On complaints of low morale within the office, Pfingst says: “My sense is that the highest achievers have the highest morale, and your lowest achievers have the lowest morale. That’s true for most organizations. Generally, you design programs around your highest achievers. You just try and deal with your low achievers. If you give your high achievers the tools to work with, they can succeed and do a lot of great things.
“I work with some driven people. I work with some other people, too. That’s part of the deal. For every person who lets you down, you have 50 who exceed your expectations. For every naysayer and whiner, you have 100 who are coming to work every day to see how they can make a difference in this community.”
Still, many in the office say one key to a decline in morale was the unprecedented act of the state attorney general’s office serving a search warrant on the D.A.’s office—to obtain information in the Longanbach investigation.
No previous record could be found of the state attorney general ever serving a search warrant on a D.A.’s office. But Pfingst says the February 2000 search was not out of the ordinary. “People who don’t know this area would think it’s an extraordinary event,” he says. “It’s not. The search warrant is a traditional device they use when searching a lawyer’s office.”

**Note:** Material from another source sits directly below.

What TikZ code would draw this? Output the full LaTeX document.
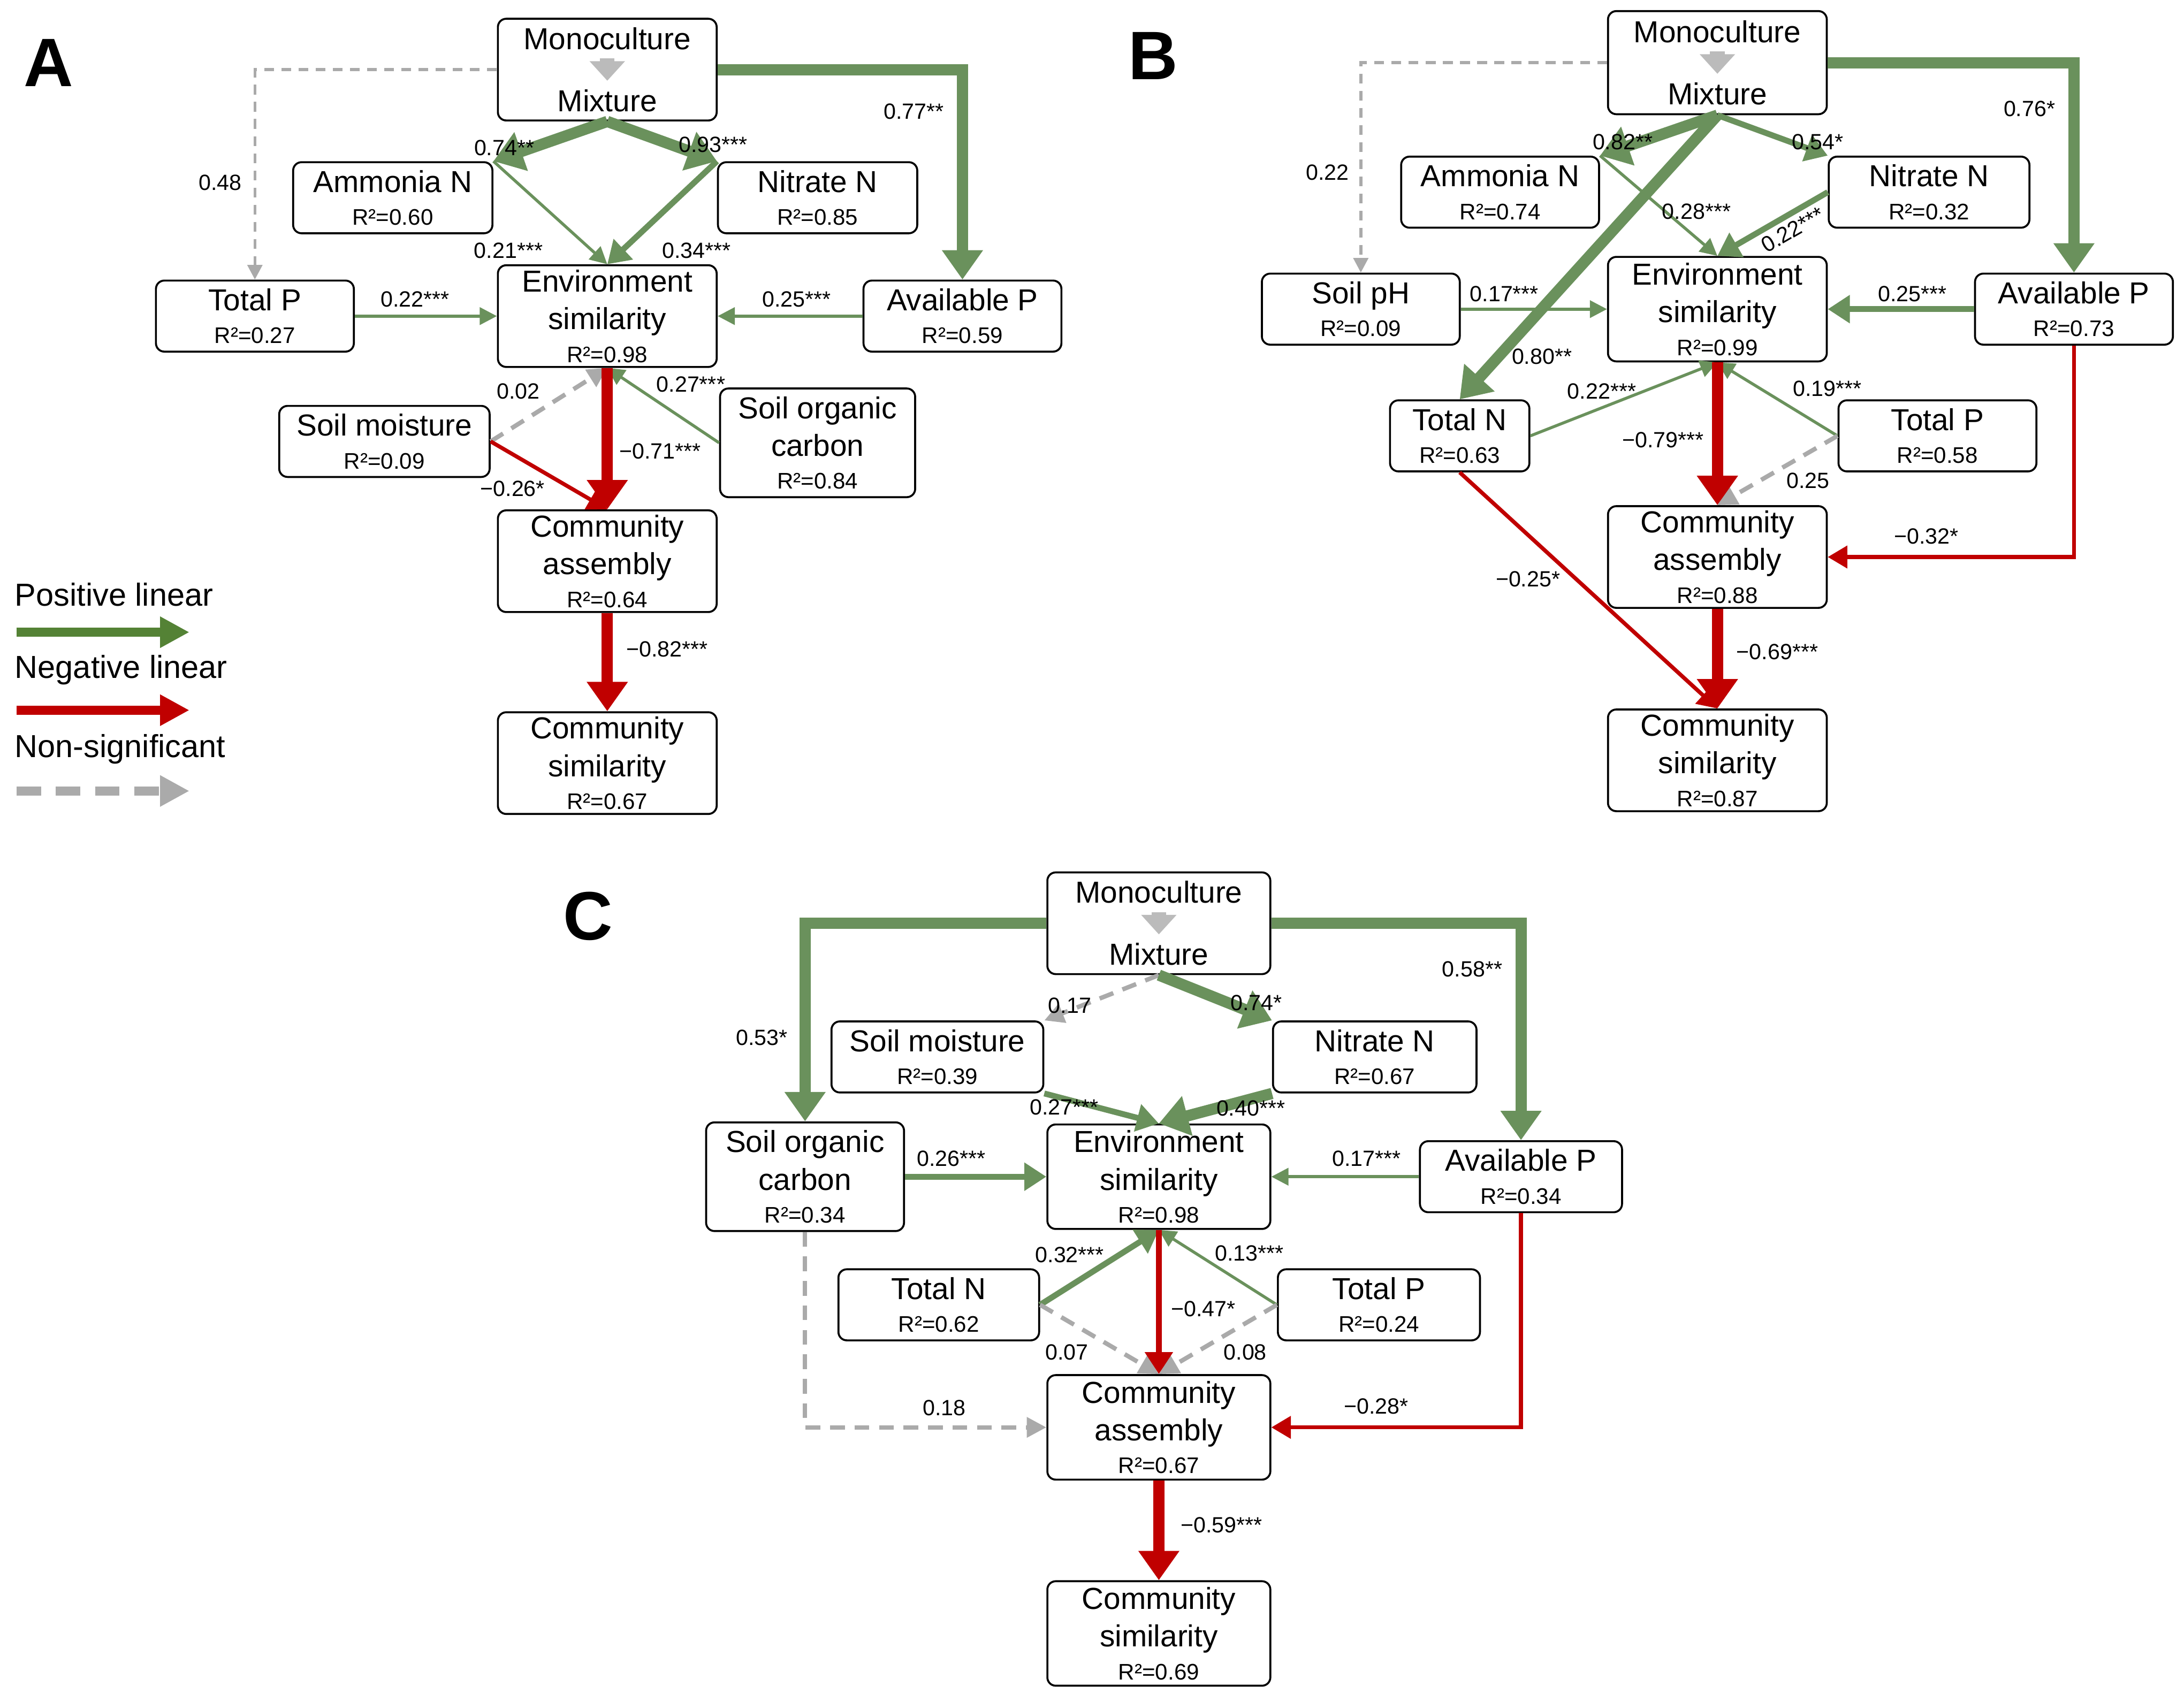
\documentclass[tikz,border=0pt]{standalone}
\usepackage{fontspec}
\setmainfont{Liberation Sans}
\usetikzlibrary{arrows.meta,calc}
\definecolor{gr}{RGB}{106,145,92}
\definecolor{lgr}{RGB}{84,130,53}
\definecolor{rd}{RGB}{192,0,0}
\definecolor{gy}{RGB}{170,170,170}
\tikzset{
 box/.style={draw,rounded corners=0.06cm,align=center,inner sep=0pt,font=\fontsize{6.2}{7.7}\selectfont},
 el/.style={font=\fontsize{4.5}{5}\selectfont,inner sep=1pt},
 Gk/.style={draw=gr,line width=2.3pt,-{Triangle[length=6pt,width=8pt]}},
 Gm/.style={draw=gr,line width=1.2pt,-{Triangle[length=4.5pt,width=5.5pt]}},
 Gt/.style={draw=gr,line width=0.6pt,-{Triangle[length=3.5pt,width=3.5pt]}},
 Rk/.style={draw=rd,line width=2.3pt,-{Triangle[length=6pt,width=8pt]}},
 Rm/.style={draw=rd,line width=1.2pt,-{Triangle[length=4.5pt,width=5.5pt]}},
 Rt/.style={draw=rd,line width=0.8pt,-{Triangle[length=4pt,width=4.5pt]}},
 Ns/.style={draw=gy,line width=0.9pt,dashed,dash pattern=on 3pt off 2pt,-{Triangle[length=4pt,width=4pt]}},
 Nt/.style={draw=gy,line width=0.6pt,dashed,dash pattern=on 2pt off 1.5pt,-{Triangle[length=3pt,width=3pt]}},
 mix/.style={draw=gy!80,line width=3pt,-{Triangle[length=4pt,width=7pt]}},
 lett/.style={font=\fontsize{14}{16}\bfseries\selectfont},
 leg/.style={font=\fontsize{6.5}{8}\selectfont,anchor=west,inner sep=0pt}
}
\newcommand\rr[1]{\\[-1pt]{\fontsize{4.6}{5}\selectfont R²=#1}}
\newcommand\bx[6]{\node[box,minimum width=#4cm,minimum height=#5cm] (#1) at (#2,#3) {#6};}
\begin{document}
\begin{tikzpicture}[x=0.01cm,y=-0.01cm]
\useasboundingbox (0,0) rectangle (1568,1222);
% ---------- A
\node[lett] (LA) at (35,45) {A};
\bx{MonoA}{436}{50}{1.57}{0.73}{Monoculture\\[5pt]Mixture}
\bx{AmmA}{282}{142}{1.43}{0.51}{Ammonia N\rr{0.60}}
\bx{NitA}{587}{142}{1.43}{0.51}{Nitrate N\rr{0.85}}
\bx{TotPA}{183}{227}{1.42}{0.51}{Total P\rr{0.27}}
\bx{EnvA}{436}{227}{1.57}{0.73}{Environment\\similarity\rr{0.98}}
\bx{AvPA}{691}{227}{1.42}{0.51}{Available P\rr{0.59}}
\bx{SMA}{276}{317}{1.51}{0.51}{Soil moisture\rr{0.09}}
\bx{SOCA}{587}{318}{1.40}{0.78}{Soil organic\\carbon\rr{0.84}}
\bx{CAA}{436}{403}{1.57}{0.73}{Community\\assembly\rr{0.64}}
\bx{CSA}{436}{548}{1.57}{0.73}{Community\\similarity\rr{0.67}}
\draw[mix] ($(MonoA.center)+(0,-8)$) -- ($(MonoA.center)+(0,8)$);
\draw[Nt] (MonoA.west) -| (TotPA.north);
\draw[Gk] (MonoA.east) -| (AvPA.north);
\draw[Gk] (MonoA.south) -- (AmmA.north east);
\draw[Gk] (MonoA.south) -- (NitA.north west);
\draw[Gt] (AmmA.north east) -- (EnvA.north);
\draw[Gm] (NitA.north west) -- (EnvA.north);
\draw[Gt] (TotPA) -- (EnvA);
\draw[Gt] (AvPA) -- (EnvA);
\draw[Ns] (SMA.east) -- (EnvA.south);
\draw[Gt] (SOCA.west) -- (EnvA.south);
\draw[Rt] (SMA.east) -- (CAA.north);
\draw[Rk] (EnvA) -- (CAA);
\draw[Rk] (CAA) -- (CSA);
\node[el] at (158,131) {0.48};
\node[el] at (656,80) {0.77**};
\node[el] at (362,106) {0.74**};
\node[el] at (512,104) {0.93***};
\node[el] at (365,180) {0.21***};
\node[el] at (500,180) {0.34***};
\node[el] at (298,215) {0.22***};
\node[el] at (572,215) {0.25***};
\node[el] at (372,281) {0.02};
\node[el] at (496,276) {0.27***};
\node[el] at (368,351) {−0.26*};
\node[el] at (474,324) {−0.71***};
\node[el] at (479,466) {−0.82***};
% legend
\node[leg] (L1) at (10,427) {Positive linear};
\coordinate (p1) at (12,454); \coordinate (p2) at (136,454);
\draw[draw=lgr,line width=1.8pt,-{Triangle[length=6pt,width=6pt]}] (p1) -- (p2);
\node[leg] (L2) at (10,481) {Negative linear};
\coordinate (n1) at (12,510); \coordinate (n2) at (136,510);
\draw[draw=rd,line width=1.8pt,-{Triangle[length=6pt,width=6pt]}] (n1) -- (n2);
\node[leg] (L3) at (10,538) {Non-significant};
\coordinate (s1) at (12,568); \coordinate (s2) at (136,568);
\draw[draw=gy,line width=1.8pt,dash pattern=on 5pt off 3pt,-{Triangle[length=6pt,width=6pt]}] (s1) -- (s2);
% ---------- B
\node[lett] (LB) at (828,40) {B};
\bx{MonoB}{1233}{45}{1.57}{0.74}{Monoculture\\[5pt]Mixture}
\bx{AmmB}{1077}{138}{1.42}{0.51}{Ammonia N\rr{0.74}}
\bx{NitB}{1385}{138}{1.44}{0.51}{Nitrate N\rr{0.32}}
\bx{pHB}{977}{222}{1.42}{0.51}{Soil pH\rr{0.09}}
\bx{EnvB}{1233}{222}{1.57}{0.75}{Environment\\similarity\rr{0.99}}
\bx{AvPB}{1489}{222}{1.42}{0.51}{Available P\rr{0.73}}
\bx{TotNB}{1048}{313}{1.00}{0.51}{Total N\rr{0.63}}
\bx{TotPB}{1391}{313}{1.42}{0.51}{Total P\rr{0.58}}
\bx{CAB}{1233}{400}{1.57}{0.73}{Community\\assembly\rr{0.88}}
\bx{CSB}{1233}{546}{1.57}{0.73}{Community\\similarity\rr{0.87}}
\draw[mix] ($(MonoB.center)+(0,-8)$) -- ($(MonoB.center)+(0,8)$);
\draw[Nt] (MonoB.west) -| (pHB.north);
\draw[Gk] (MonoB.east) -| (AvPB.north);
\draw[Gk] (MonoB.south) -- (AmmB.north east);
\draw[Gm] (MonoB.south) -- (NitB.north west);
\draw[Gk] (MonoB.south) -- (TotNB.north);
\draw[Gt] (AmmB.north east) -- (EnvB.north);
\draw[Gm] (NitB.west) -- (EnvB.north);
\draw[Gt] (pHB) -- (EnvB);
\draw[Gm] (AvPB) -- (EnvB);
\draw[Gt] (TotNB.east) -- (EnvB.south);
\draw[Gt] (TotPB.west) -- (EnvB.south);
\draw[Ns] (TotPB.west) -- (CAB.north);
\draw[Rk] (EnvB) -- (CAB);
\draw[Rt] (TotNB.south) -- (CSB.north);
\draw[Rt] (AvPB.south) |- (CAB.east);
\draw[Rk] (CAB) -- (CSB);
\node[el] at (953,124) {0.22};
\node[el] at (1457,78) {0.76*};
\node[el] at (1165,102) {0.82**};
\node[el] at (1305,102) {0.54*};
\node[el] at (1107,256) {0.80**};
\node[el] at (1218,152) {0.28***};
\node[el,rotate=30] at (1287,165) {0.22***};
\node[el] at (1080,211) {0.17***};
\node[el] at (1373,211) {0.25***};
\node[el] at (1150,281) {0.22***};
\node[el] at (1312,279) {0.19***};
\node[el] at (1298,345) {0.25};
\node[el] at (1194,316) {−0.79***};
\node[el] at (1097,416) {−0.25*};
\node[el] at (1383,385) {−0.32*};
\node[el] at (1276,468) {−0.69***};
% ---------- C
\node[lett] (LC) at (422,658) {C};
\bx{MonoC}{832}{663}{1.60}{0.73}{Monoculture\\[5pt]Mixture}
\bx{SMC}{673}{759}{1.52}{0.51}{Soil moisture\rr{0.39}}
\bx{NitC}{987}{759}{1.46}{0.51}{Nitrate N\rr{0.67}}
\bx{SOCC}{578}{845}{1.42}{0.78}{Soil organic\\carbon\rr{0.34}}
\bx{EnvC}{832}{845}{1.60}{0.75}{Environment\\similarity\rr{0.98}}
\bx{AvPC}{1092}{845}{1.45}{0.51}{Available P\rr{0.34}}
\bx{TotNC}{674}{937}{1.44}{0.51}{Total N\rr{0.62}}
\bx{TotPC}{990}{937}{1.45}{0.51}{Total P\rr{0.24}}
\bx{CAC}{832}{1025}{1.60}{0.75}{Community\\assembly\rr{0.67}}
\bx{CSC}{832}{1173}{1.60}{0.75}{Community\\similarity\rr{0.69}}
\draw[mix] ($(MonoC.center)+(0,-8)$) -- ($(MonoC.center)+(0,8)$);
\draw[Gk] (MonoC.west) -| (SOCC.north);
\draw[Gk] (MonoC.east) -| (AvPC.north);
\draw[Ns] (MonoC.south) -- (SMC.north east);
\draw[Gk] (MonoC.south) -- (NitC.north west);
\draw[Gm] (SMC.south east) -- (EnvC.north);
\draw[Gk] (NitC.south west) -- (EnvC.north);
\draw[Gm] (SOCC) -- (EnvC);
\draw[Gt] (AvPC) -- (EnvC);
\draw[Gm] (TotNC.east) -- (EnvC.south);
\draw[Gt] (TotPC.west) -- (EnvC.south);
\draw[Ns] (TotNC.east) -- (CAC.north);
\draw[Ns] (TotPC.west) -- (CAC.north);
\draw[Rm] (EnvC) -- (CAC);
\draw[Ns] (SOCC.south) |- (CAC.west);
\draw[Rt] (AvPC.south) |- (CAC.east);
\draw[Rk] (CAC) -- (CSC);
\node[el] at (547,745) {0.53*};
\node[el] at (1057,696) {0.58**};
\node[el] at (768,722) {0.17};
\node[el] at (902,720) {0.74*};
\node[el] at (764,795) {0.27***};
\node[el] at (898,796) {0.40***};
\node[el] at (683,832) {0.26***};
\node[el] at (981,832) {0.17***};
\node[el] at (768,901) {0.32***};
\node[el] at (897,900) {0.13***};
\node[el] at (766,971) {0.07};
\node[el] at (894,971) {0.08};
\node[el] at (864,940) {−0.47*};
\node[el] at (678,1011) {0.18};
\node[el] at (988,1010) {−0.28*};
\node[el] at (877,1095) {−0.59***};
\end{tikzpicture}
\end{document}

One member of Pfingst’s upper administration did take offense at being served a search warrant. “A number of people have expressed the sentiment that the office is demoralized,” says Dan Berglund, chief of the D.A.’s office of investigations. “Especially because of the search warrant. We’re in law enforcement—we’re not used to being on the other side of the door.
“I disagree that the search warrant had to be done in the manner it took place. Nobody here would have destroyed records or case files. It was distasteful because [the state attorney general’s office] had teams on each floor, beating on doors. It made you wonder what their opinion of our office is... They seem to lack trust in our office.”
Gary Schons, head of the San Diego office for the state attorney general, says a search warrant was a necessary step given the circumstances, but was nonetheless “distasteful” and was “a grave decision.”
When Peter Longanbach resigned his position as chief of the economic fraud division in the D.A.’s office, a press release was issued. Dated March 3, 2000, it quotes Longanbach as saying, “It is with mixed emotions that I leave this fine office, and many friends who work so hard to protect the people of this county...”
The press release goes on to say, “Longanbach has decided to retire in order to spare his office, colleagues, family and friends further disruption and turmoil caused by allegations made against him earlier this year, allegations he adamantly denied.”
Other than Pfingst, Longanbach has had few supporters.
The state attorney general’s office is looking into allegations that Longanbach coached a witness to lie. That witness in the ’96 killing of Dusty Harless, Sky Flanders, who was Harless’ fiancée, later testified that Longanbach advised her to commit perjury. Flanders’ testimony was crucial in putting David Genzler behind bars.
Rebecca Harutunian was the deputy D.A. originally assigned to retry the Genzler case. Harutunian later testified that Flanders and a D.A. investigator told her Longanbach coached Flanders to withhold information. Harutunian also testified that she met with resistance from superiors when she began the legal process of bringing this information to light.
An appellate court recently disagreed with the second-degree murder conviction in Genzler’s first trial. He received a lower sentence of involuntary manslaughter in August. With time served, it’s expected Genzler—who’s been out of jail since July 1999—will not be put back behind bars.